新型コロナウイルス感染症(COVID-19)の後遺症、いわゆるロングCOVIDに悩む12人の患者を調査した結果から、長期にわたる症状に悩まされる人はメモリーT細胞と呼ばれる免疫細胞が減少しているなど、健康な人と比べて免疫細胞数に違いがあることが明らかになりました。
Deep Phenotyping of Neurologic Postacute Sequelae of SARS-CoV-2 Infection | Neurology Neuroimmunology & Neuroinflammation
https://doi.org/10.1212/NXI.0000000000200097
Long COVID Seems to Make Distinct Changes to The Immune System : ScienceAlert
https://www.sciencealert.com/long-covid-seems-to-make-distinct-changes-to-the-immune-system
疲労や集中力の低下など、COVID-19から回復してもなお感染時に近い症状が残る「ロングCOVID」の症例は世界各国で報告されています。フローニンゲン大学の研究者らによると、2021年時点で少なくとも6500万人がロングCOVIDに罹患(りかん)している可能性があり、ロングCOVIDの研究団体であるPatient-Led Research Collaborativeは「さらに多いと推定される」と記しています。
ロングCOVIDの症状について詳しく調べるため、アメリカ国立衛生研究所のヤイル・ミナ氏らは12人のロングCOVID患者を対象に検査を行い、その結果を新型コロナウイルスに感染していない健康な人々のグループと比較しました。ロングCOVID患者のグループにはCOVID-19発症後9ヶ月(中央値)の人々が集まっており、患者たちは一般的な症状として疲労と認知障害を抱えていました。
ミナ氏らが患者の血液サンプルや脳脊髄液、MRIスキャンに異常がないかを調べ、自律神経系の機能障害を検出するための一連のテストを実施した結果、ロングCOVID患者と健康な人々の間で最も明確に見られた差異は「免疫細胞数」だったことが判明。
対照群と比較して、ロングCOVID患者はメモリーT細胞と呼ばれる免疫細胞の数が減少していました。この細胞は通常、再感染が起こった場合に備えて感染後長期間にわたって体内に存在しています。
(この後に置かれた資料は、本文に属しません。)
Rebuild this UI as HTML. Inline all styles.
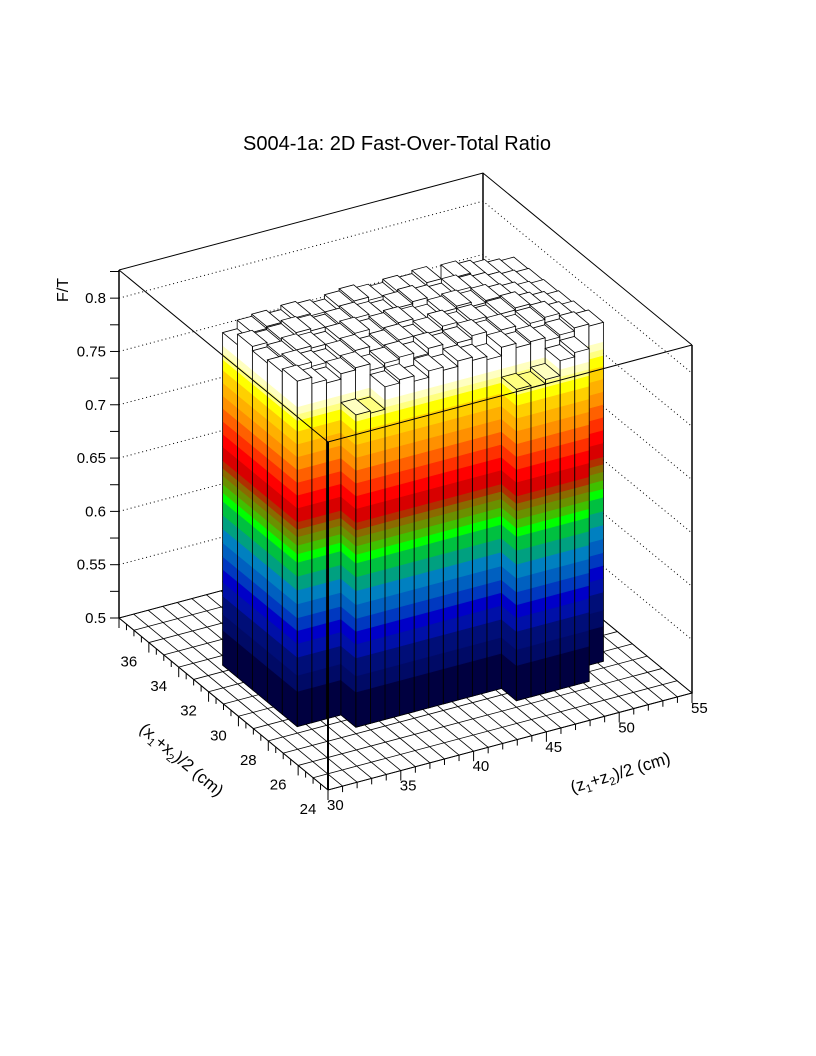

加えて、ロングCOVID患者は抗体を生産するB細胞、細胞を感知して破壊するナチュラルキラー細胞の数が増加していました。
こうした状態から、ミナ氏らは「免疫系が疲弊している可能性がある」と捉え、「感染から数カ月にわたりこれらの免疫異常が持続することは、感染が持続しているか、感染に対する異常な免疫反応を示しているかのいずれかである可能性が考えられます」と考察しました。
今回ロングCOVIDのグループとして集められた患者からは、立ち上がるときに心臓がバクバクしたり、めまいがしたり、気が遠くなったり、あるいは皮膚温度が低く、血管が収縮して皮膚への血流が減少していたりといった症状が確認されています。
この研究結果はロングCOVIDに対する免疫療法の有効性を検討する材料として有用である可能性があり、ミナ氏らは「さらなる調査と、潜在的な免疫調節剤の評価を必要とします」と記しています。